A prime example of schemas are heuristics, rules of thumb (often unconsciously applied) for solving problems. Nisbett discusses examples such as the effort heuristic, the price heuristic, the scarcity heuristic, the familiarity heuristic, the representativeness heuristic, and the availability heuristic. These heuristics are often helpful but also rather crude strategies which in many cases lead to inaccurate judgments. I'll mention two of them specifically: (1) the representativeness heuristic: events are judged as more likely if they’re similar to the prototype of the event than if they’re less similar, (2) availilbility heuristic: The more easily examples of the event come to mind, the more frequent or plausible they seem.
One of the most important ways, if not the most important way, we systematically judge ourselves and others inaccurately is in that we underestimate the influence of situations and overestimate the influence of personal characteristics. This is called the fundamental attribution error. We underestimate both subtle factors and factors which are plain to see (such as social roles). By the way, we are somewhat less inclined to apply to make the fundamental attribution error when we are judging our own behavior than when we are judging others' behaviors. Also, Asians seem to be less vulnerable to this error of judgment than Westerners.
While much of our thinking is unconscious and inaccessible to us we are very active in coming up with explanations for our behaviors en judgments. These explanations, as many experiments have demonstrated, are often wrong. We can totally miss actual factors actually influencing us and we can be completely confident that something influenced us which actually didn't. We often do not know why we do and think what we do and think. That our unconscious mind uses heuristics which are often not very reliable does not mean that the unconscious mind is inferior to the conscious mind.

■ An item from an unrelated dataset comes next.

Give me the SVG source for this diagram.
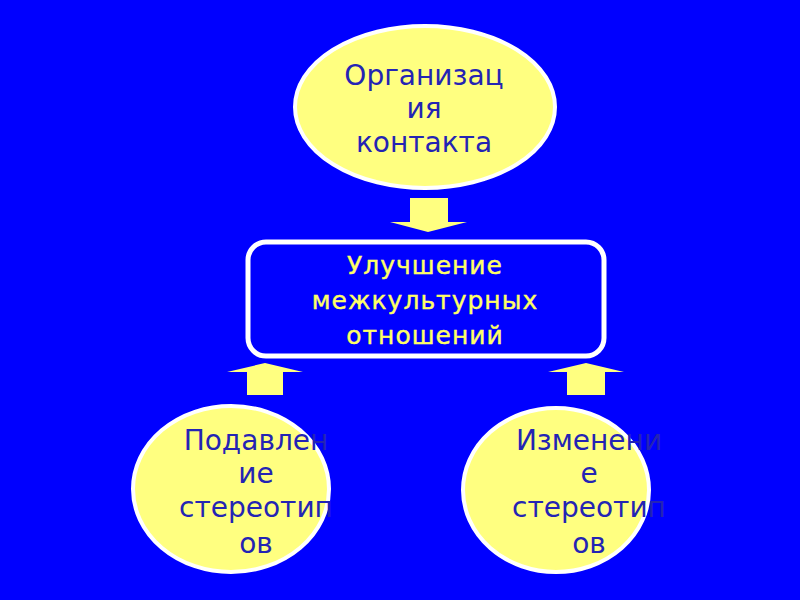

In several ways it is superior such as detecting complex patterns, and processing information which cannot be easily described verbally.
Nisbett then devotes a few chapters to the science of behavioral economics discussing concepts like cost benefit analysis, the sunk cost rule, opportunity costs, loss aversion, the endowment effect, and choice architecture. To explain a few: (1) the sunk cost rule is a rational but counterintuitive principle which says you should only take into account future costs and benefits of your choices and not 'cry over spilt milk', (2) the endownment effect is our tendency to overvalue things we possess, (3) choice architecture: the way we present choice options has great influence on how people choose.
In the next part of the book he discusses the important topic of statistics. Two main functions of statistics are to describe phenomena accurately and to determine relations between phenomena accurately. We tend to make several types of errors in our statistical reasoning. One is that we tend to base our conclusions on too few observations. Nisbett points to the importance of the law of large numbers which says that the more observations you make, the closer you get to the true score. Another error is that we do not take into account the phenomenon of regression to the mean which is that the phenomenon that if a variable is extreme on its first measurement, it will tend to be closer to the average on its second measurement.
Another problem is confirmation bias: we tend to only look for evidence which is supportive of our hypothesis. Also, we notice and remember events better when they confirm our hypothesis. Confirmation bias contributes to the problem that we see correlation when they are not there. Yet another problem is that we fail to see correlations which are actually there, in particular when we do not expect these correlations. We tend to only see unsuspected correlations when they are rather strong and when the two events are close to each other in time. The previously mentioned representativeness heuristic often underlies which correlations we expect.
Then Nisbett proceeds to comparing the relative value of correlational techniques and experiments. Experiments are vastly superior. In experiments only the variable of interest is varied which makes it possible to draw conclusions about causality. Any differences in experimental groups and control groups must be due to the variable which was different in those conditions. Correlation studies are a different matter. As is well-known to many people, correlations do not imply causality. The fact that variable A and B are associated does not say that A causes B. The reason is there may be different explanations for the correlation. For example, B may cause A. Or a third variable may cause both A and B.
A specific correlational technique which is very popular in economics, psychology and epidemiology is multiple regression analysis (MRA). In MRA you try to predict a variable of interest (the criterion) based on a set of other variables (predictor variables). The idea behind MRA is control for all variables which may influence the criterion by subsequently pulling their correlations out of the mix so as to get at the true causal relation between the predictor and the criterion. In practice however, it is unlikely that we will be able to determine which variables may be influential and also that we will be able to measure each of these variables validly. The practice of MRA findings is that they often are different from experimental findings. In MRA often both non-existing effects are found, and existing effects remain hidden. The book contains a few compelling examples of this.
As I mentioned, self-reports about mental processes are often highly unreliable. But also survey results must be approached with great caution. The problem with survey results go way beyond the problem of social desirability (the tendency to give answers that make you look good). As it turns out what people report is very much dependent on the way questions are phrased. One example of this is the reference group effect. When people are not asked to compare their self-assessments to a specific reference group they will compare themselves to a reference group which is salient to them.
This effect in combination with the so-called self-enhancement bias, also known as the Lake Wobegon effect, which means that people in most cultures believe they are superior to most others in their group, can lead to some strange findings. For example, Italians describe themselves as more conscientious than the Japanese. However, research using behavioral measures (instead of self-report measures) paint a different picture. As Nisbett says: "the less conscientious a nation is as measured by behavioral indices, the more conscientious its citizens are as measured by self-report."
In the rest of the book Nisbett discusses topics like (1) logic and dialectical reasoning: he says that there are some systematic differences in the ways Easterners and Westerners approach situations and problems (and the former may be superior in many social situations), (2) reductionism and the principle of parsimony, and (3) the rise and fall of postmodernist views in science.
Review: The book gives an interesting and good overview over the topic of human judgment. For psychology students it is an excellent introduction to these important topics, for psychologists it is a good way to maintain and refresh one's knowledge (for example, I found the reminder of the weaknesses of MRA useful). The dissemination of the type of knowledge beyond psychologists is very important. Lack of awareness of much of what is described in this book by the general public is the reason that many people are vulnerable to assertions which are not true. Getting more people to know about these concepts and findings can help people protect themselves from errors of judgement and from charlatans.